Saturday, November 14, 2009

An excellent blog post

was made by SolderSmoke news during the week. It interested me so much that I am posting the link here, too.


The story is about Larry Baysinger, an AM Broadcast Radio technician in Louisville, KY, who was also an amateur radio astronomer. He used one of his home made radio telescopes to intercept raw radio transmissions that were coming from Neil Armstrong and Buzz Aldrin while they were on the surface of the moon.

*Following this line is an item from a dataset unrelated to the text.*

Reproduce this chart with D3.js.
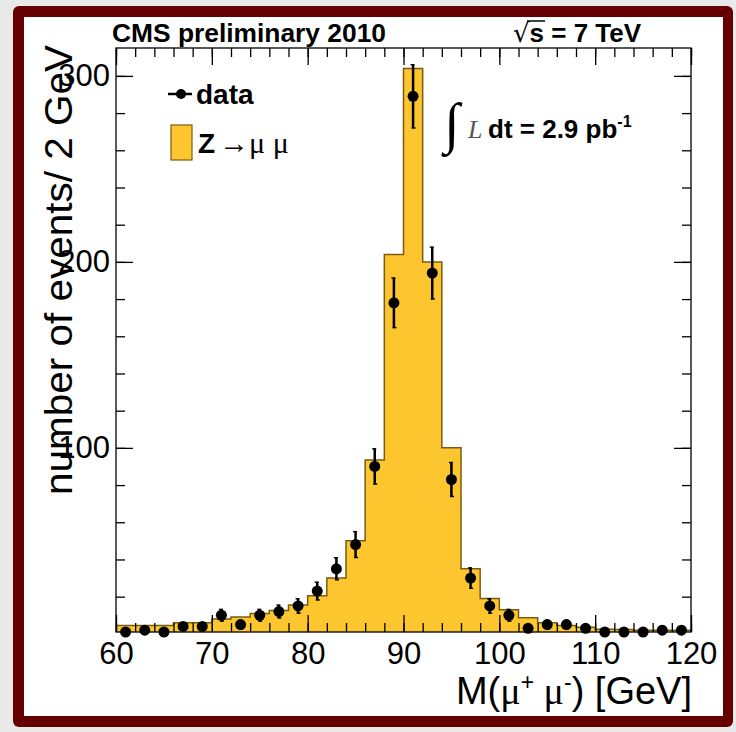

His main interest was to see if NASA was editing the audio in anyway before allowing it to be broadcast to the public. For those who might be skeptical that he was picking up spurious radio transmissions from a ground station, Baysinger was ONLY able to hear the transmissions when he pointed his radio telescope directly AT the moon. In any other position, he heard nothing; and he had to sight his antenna visually.

He recorded what he received for posterity; and if you go to the link above, you can listed to mp3 files that he made of his recordings. Notice that you will hear Aldrin and Armstrong only - no Mike Collins who was in the Command Module, nor any CAPCOM or Public Affairs Office announcements.

This has to be one of the coolest homebrew stories of all time!

By the way, Baysinger found that, by comparing his recordings to those that were taken from TV, that NASA did indeed NOT cut or edit anything from the signals that were received from the moon.

73 de Larry W2LJ

1 comment:

  1. In deed! I really enjoyed this story on soldersmoke!